The identity layer. Today’s authorization models have two roles: human user and service account. An agent acting on behalf of a human is neither. It needs a persona model that scopes what it can do based on who delegated, what task, for how long, with what aggregation limits. The MCP authorization work happening now is the early edge of this.

The data layer. Most data stores are designed for human-scale queries. An agent can ask a thousand questions in a second, and the aggregate of those questions can constitute a governance violation even if each individual question is permitted. We don’t have good language for this yet. The category of “trajectory-level violation” barely exists.

The interaction layer. APIs were built for developers to integrate. They were not built for agents to discover, reason about, and chain. The current scramble around tool use, MCP, and agent protocols is the first real attempt to build interfaces designed for non-human callers from the start.

The audit layer. Logging was designed so a human could reconstruct what happened. When the actor is an agent operating at machine speed on behalf of a delegating human, “what happened” has a different shape. You need to capture the trajectory, not just the events. You need to know why, not just what.

The operational layer. This is the long tail. Across small business operations — dispatch systems, scheduling tools, routing apps, customer intake forms. All of it built around humans. All of it about to be touched by agents that companies are deploying whether the operational stack is ready or not. Most of it is not.

Why nobody is naming it

The people working on AI safety talk about alignment.

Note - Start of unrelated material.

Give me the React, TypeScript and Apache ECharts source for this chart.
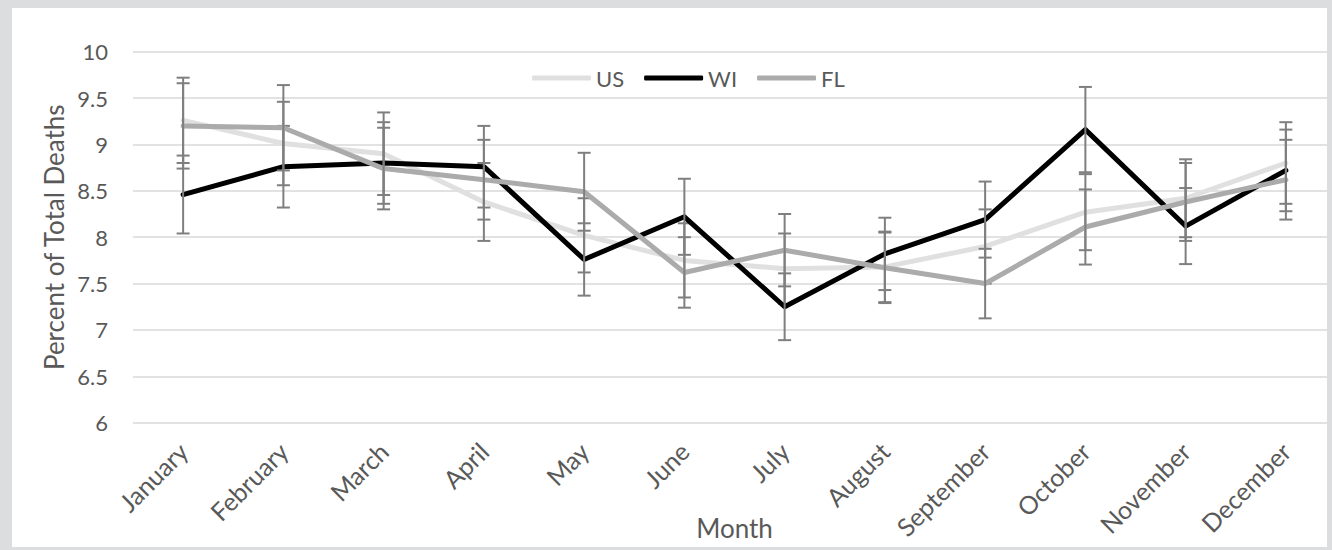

The people working on protocols talk about MCP and tool schemas.

The people working on agentic capabilities talk about what the agents can do.

The people working on enterprise AI talk about deployment and ROI.

Nobody is consolidating it into the plain claim. The infrastructure isn’t ready. Everything has to be redesigned. This is the work.

The reason it doesn’t get named is partly that it’s unsexy. It’s not a model release. It’s not a capability demo. It’s a decade of unglamorous integration work across industries. But it’s also the work that determines whether the rest of it lands or fails.

The cost of skipping the work is already visible. It looks like a 20-person call center too busy answering robocalls to take a call from a human.

What I’m doing about it

I’m building at the governance layer — a runtime that treats agents as a distinct actor class, with their own authorization model, audit trail, and aggregation policy. The bet is that governance is one of the load-bearing pieces, and that the place to enforce it is the protocol layer where agents and data systems meet.

That’s one layer. The identity, data, interaction, audit, and operational layers each need the same kind of work — and most of them don’t have it yet.

The human integration layer is not going to hold. The next step is to build the thing that replaces it before it fails on its own.